How to make Peanut Butter Cup Poke Cake

Provided by @MakeItYours

Number Of Ingredients 7

one 15.25 oz. box chocolate cake mix
one 3.4 oz. package vanilla instant pudding mix
2 cups cold milk
1 1/2 cups creamy peanut butter, divided
one 16 oz. can chocolate frosting
one 8 oz. tub frozen whipped topping, thawed
25 Reese'se peanut butter cup miniatures, unwrapped and roughly chopped

Steps:

  • Prepare and bake the cake according to the package instructions, baking in a 13 x 9-inch cake pan.
  • Let the cake cool 15-20 minutes, then poke holes in the cake every 1/2 to 1 inch with the round end of a wooden spoon.
  • Empty the pudding mix into a medium bowl, and add the milk.
  • Whisk briskly for 2 minutes or until the pudding mix is dissolved then whisk in 1/2 cup of the peanut butter until combined and smooth.
  • Pour the pudding mixture over the cake, filling the holes as much as possible.
  • In a microwave-safe bowl, microwave the chocolate frosting for 15-20 seconds, or until it can be poured easily.
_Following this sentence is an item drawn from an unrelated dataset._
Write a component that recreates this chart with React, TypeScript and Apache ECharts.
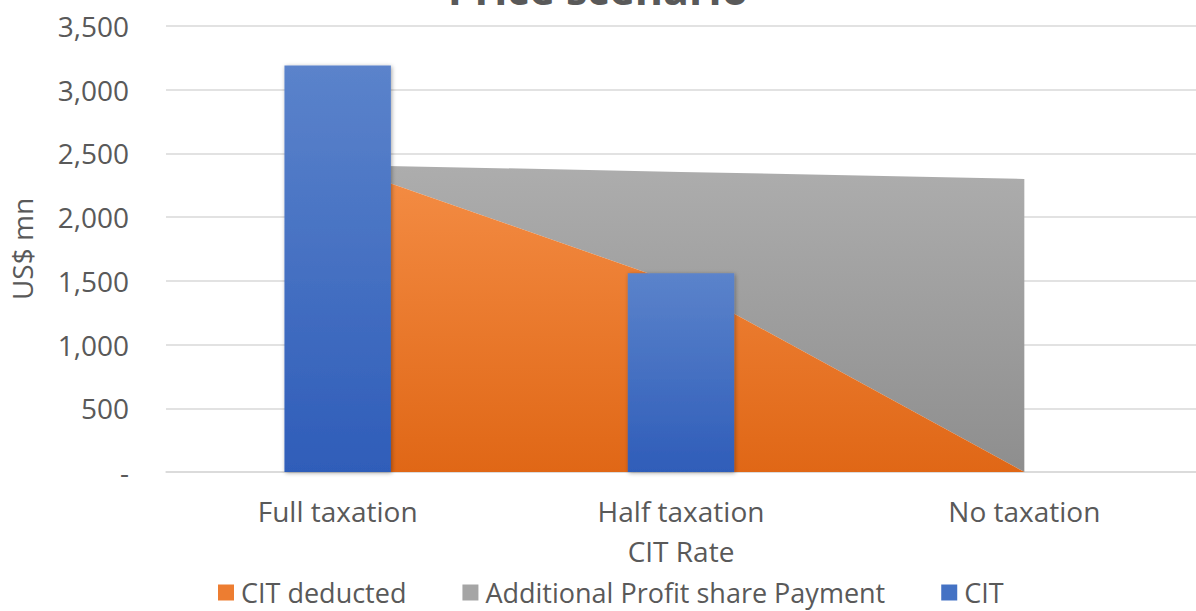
import React, { useEffect, useRef } from "react";
import * as echarts from "echarts";

const title = "Price scenario";
const categories = ["Full taxation", "Half taxation", "No taxation"];
const citDeducted = [2410, 1470, 0];
const additionalProfitShare = [0, 885, 2300];
const cit = [3190, 1560, null];
const yTicks = { min: 0, max: 3500, interval: 500 };

const FONT = "'Open Sans', 'Noto Sans', sans-serif";
const TXT = "#595959";

export default function App() {
  const ref = useRef<HTMLDivElement>(null);
  useEffect(() => {
    if (!ref.current) return;
    const chart = echarts.init(ref.current, null, { renderer: "svg" });
    const grad = (a: string, b: string) =>
      new echarts.graphic.LinearGradient(0, 0, 0, 1, [
        { offset: 0, color: a },
        { offset: 1, color: b },
      ]);
    chart.setOption({
      animation: false,
      backgroundColor: "#ffffff",
      textStyle: { fontFamily: FONT },
      title: {
        text: title,
        left: "center",
        top: -38,
        textStyle: { fontSize: 43, fontWeight: "bold", color: TXT, fontFamily: FONT },
      },
      grid: { left: 166, right: -7, top: 26, bottom: 139, containLabel: false },
      legend: {
        left: 213,
        top: 574,
        itemWidth: 16,
        itemHeight: 16,
        itemGap: 56,
        icon: "rect",
        textStyle: {
          fontSize: 27,
          lineHeight: 27,
          color: TXT,
          fontFamily: FONT,
          padding: [0, 0, 0, 2],
        },
        data: [
          { name: "CIT deducted", itemStyle: { color: "#ED7D31" } },
          { name: "Additional Profit share Payment", itemStyle: { color: "#A5A5A5" } },
          { name: "CIT", itemStyle: { color: "#4472C4" } },
        ],
      },
      xAxis: {
        type: "category",
        data: categories,
        boundaryGap: true,
        name: "CIT Rate",
        nameLocation: "middle",
        nameGap: 65,
        nameTextStyle: { fontSize: 28, lineHeight: 28, color: TXT, fontFamily: FONT },
        axisLine: { show: true, lineStyle: { color: "#D9D9D9", width: 1.5 } },
        axisTick: { show: false },
        axisLabel: { fontSize: 28, color: TXT, fontFamily: FONT, margin: 25 },
      },
      yAxis: {
        type: "value",
        min: yTicks.min,
        max: yTicks.max,
        interval: yTicks.interval,
        name: "US$ mn",
        nameLocation: "middle",
        nameGap: 130,
        nameTextStyle: { fontSize: 28, color: TXT, fontFamily: FONT },
        axisLine: { show: false },
        axisTick: { show: false },
        splitLine: { lineStyle: { color: "#D9D9D9", width: 1.5 } },
        axisLabel: {
          fontSize: 28,
          color: TXT,
          fontFamily: FONT,
          margin: 37,
          formatter: (v: number) => (v === 0 ? "-" : v.toLocaleString("en-US")),
        },
      },
      series: [
        {
          name: "CIT deducted",
          type: "line",
          stack: "total",
          data: citDeducted,
          symbol: "none",
          lineStyle: { width: 0 },
          areaStyle: { color: grad("#F48D45", "#E06716"), opacity: 1 },
          itemStyle: { color: "#ED7D31" },
          z: 2,
        },
        {
          name: "Additional Profit share Payment",
          type: "line",
          stack: "total",
          data: additionalProfitShare,
          symbol: "none",
          lineStyle: { width: 0 },
          areaStyle: { color: grad("#ADADAD", "#8E8E8E"), opacity: 1 },
          itemStyle: { color: "#A5A5A5" },
          z: 1,
        },
        {
          name: "CIT",
          type: "bar",
          data: cit,
          barWidth: "31%",
          itemStyle: {
            color: grad("#5B83CB", "#2F5DB9"),
            shadowBlur: 4,
            shadowColor: "rgba(0,0,0,0.35)",
            shadowOffsetX: 1,
            shadowOffsetY: 1,
          },
          z: 3,
        },
      ],
    });
    return () => chart.dispose();
  }, []);
  return (
    <div
      ref={ref}
      style={{ position: "absolute", left: 0, top: 0, width: 1196, height: 611 }}
    />
  );
}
Drizzle it over the cake and spread evenly with the back of a spoon or an offset spatula.
  • Let the cake cool completely.
  • In a large bowl, whisk together the remaining 1 cup of peanut butter and the whipped topping. Spread over the cake and top with the peanut butter cups.
  • Refrigerate for at least 4 hours before serving. Store covered in the refrigerator.